I just don't know how it happens. Maybe too much stuff is how it happens here.
My pockets are always full of little bits of plastic that belong somewhere other than where I picked them up.
DK said…
Suburban Correspondent asks a good question, and I think that's the only reasonable thing to ask at this point, along with, possibly, "Where did I put my wine?"

But the next time the trolls throw a kegger, can I come? They sound like a fun bunch...
ckh said…
Just another post to make me wonder if I'm actually living in Austin. I'll check my mail for the correct address...

Cleaning my house over and over again makes me insane. I usually take the weekends off (which my husband hates because that's when he's home and thats when it's at its worst) but I'm always behind. I usually just kick myself for not being a good enough mom to train my kids to pick up after themselves, but doing is just so much faster and more pleasant than the training.

I like to clean my house before I leave anywhere so that I can come home to a clean slate. I love what Innocent Observer wrote.
Anonymous said…
Wise anonymous philosopher says: The more stuff you have, the more mess... and if you live in the U.S., you probably have too much stuff. No offense.
Barb Matijevich said…
Oh, wise anonymous philosopher and YOU'RE a wise anonymous philosopher so ...um, did YOU say it?

We have way too much stuff. Tons too much. MY older daughter is a collector worthy of... I don't know, some OCD Collector Guy. Me? Not so much. but I have a yarn stash, oh yes I do.

Really, now that I think about it, the only one of us who doesn't collect and who throws stuff out is Jane. But SHE has all the Polly Pockets.
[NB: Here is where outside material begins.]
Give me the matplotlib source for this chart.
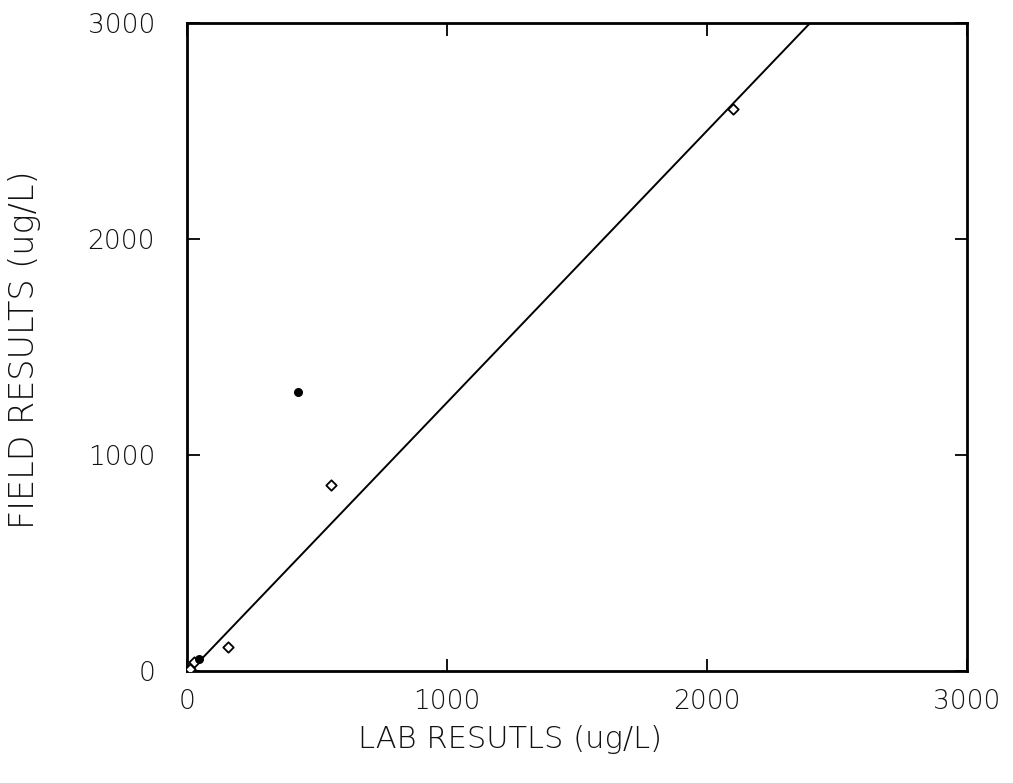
import matplotlib
matplotlib.use("Agg")
import matplotlib.pyplot as plt
import numpy as np

# Data
lab_open = [10, 25, 158, 555, 2100]
field_open = [10, 40, 111, 860, 2600]
lab_filled = [45, 425]
field_filled = [55, 1290]
fit_slope = 1.258
fit_intercept = -15
fit_x = [0, 2400]

x_ticks = [0, 1000, 2000, 3000]
y_ticks = [0, 1000, 2000, 3000]

fig = plt.figure(figsize=(10.13, 7.83), dpi=100)
ax = fig.add_axes([187/1013, 1 - 671/783, (967-187)/1013, (671-23)/783])

fx = np.array(fit_x, dtype=float)
fy = fit_slope * fx + fit_intercept
ax.plot(fx, fy, color="black", lw=1.4, zorder=2)
ax.scatter(lab_open, field_open, marker="D", s=28, facecolors="white",
           edgecolors="black", linewidths=1.3, zorder=3)
ax.scatter(lab_filled, field_filled, marker="o", s=30, color="black", zorder=3)

ax.set_xlim(0, 3000)
ax.set_ylim(0, 3000)
ax.set_xticks(x_ticks)
ax.set_yticks(y_ticks)
ax.tick_params(direction="in", length=9, width=1.3, top=True, right=True,
               labelsize=19, pad=13, labelcolor="#111111")
ax.tick_params(axis="y", pad=23)
for lbl in ax.get_xticklabels() + ax.get_yticklabels():
    lbl.set_fontweight("light")
for s in ax.spines.values():
    s.set_linewidth(2)

ax.set_xlabel("LAB RESUTLS (ug/L)", fontsize=22, fontweight="light", color="#111111")
ax.set_ylabel("FIELD RESULTS (ug/L)", fontsize=24, fontweight="light", color="#111111")
ax.xaxis.set_label_coords((510 - 187) / 780, (671 - 740) / 648)
ax.yaxis.set_label_coords((25 - 187) / 780, (671 - 350) / 648)
ax.xaxis.label.set_va("center")
ax.yaxis.label.set_va("center")

fig.savefig("out.png", dpi=100)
I need a bulldozer and a bottle of tequila...
Annabanana said…
Ahhh, the thing is THIS POST IS WORTHLESS WITHOUT PICS. I mean, your version of messy might be our version of spotless....just sayin'...
hokgardner said…
My older daughter is a collector. Everything she finds on the ground between school and home is treasure and must be kept for all eternity. All candy wrappers must be kept for future art projects. Wrapping paper must be carefully smoothed and put in her desk for future art projects. It's out of control. Once a month I invade the girls' room with a trash bag and have at it. They never notice the loss of treasure and small plastic toys.
Give in to it. I save my lunch money all month so I can have a maid come in for 3 hours. It's not even that she does that much, it's just so emotionally freeing and makes the rest of the housework I have to do so much more psychologically possible.
Well, Anonymous is right - we all have too much stuff. But try pulling it out of those little kids' hands, why don't you? My 10-year-old son sleeps with his old slippers and other items that should be thrown out or given away (we discovered this fact when we stripped the beds the other night after the top bunk vomit incident). After a certain age, they notice when you've been through their rooms with a garbage bag. Subterfuge no longer works. It's sick. I'm a use-it-or-throw-it-out person myself; I blame my husband's genes for this problem.
MadMad said…
I wish I could go to a kegger... Remember those days? That gross smell of stale beer, the sticky floor you didn't have to mop, and no babysitter to pay at the end of the night... Pure heaven!